(322a) Invited Talk: A Model for Yielding and Strain Hardening in Glassy Polymers
AIChE Annual Meeting
2013
2013 AIChE Annual Meeting
Materials Engineering and Sciences Division
Polymers Beyond Equilibrium
Tuesday, November 5, 2013 - 12:30pm to 1:00pm
Strain hardening has long been an observed feature of polymer glasses in extension; explanations to date have often been phenomenological. Ediger and coworkers (Lee et al. Science 323, 231, 2009) have shown in experiments on PMMA glasses that, in addition to strain hardening, polymeric glasses show a remarkable non-monotonicity in the segmental relaxation time both in loading and unloading of stress. Here, we develop a simple constitutive equation that combines recent theories for yielding in simple glasses (Brader et al.

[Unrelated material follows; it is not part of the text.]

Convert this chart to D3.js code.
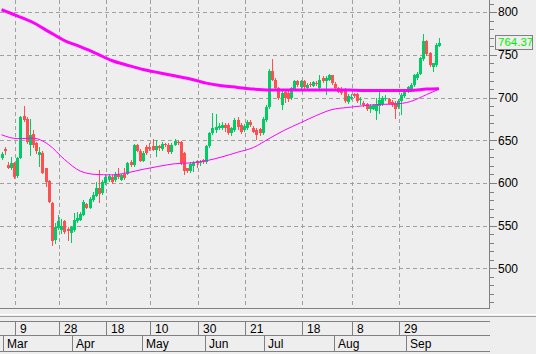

PNAS, 106, 15186, 2009) to represent local segmental modes in the polymer, with a dumbbell model for the slow polymer relaxation modes. For a polymer glass under uniaxial loading, the model predicts that the liquefaction of the segmental modes permits strain hardening of the polymer modes to emerge, and once this emerges, it slows the deformation of the material under constant load enough to partially re-vitrify the segmental modes even though the sample remains under stress. In this way, the observed non-monotonicity in the segmental relaxation modes is produced. We show the extension of the work to simple shearing flows, and make (as yet) untested predictions about segmental relaxation rates in shear flows. We also extend the model to include multi-bead chain dynamics in place of the over-simplified dumbbell, and show that similar effects are observed in the more realistic multi-bead model.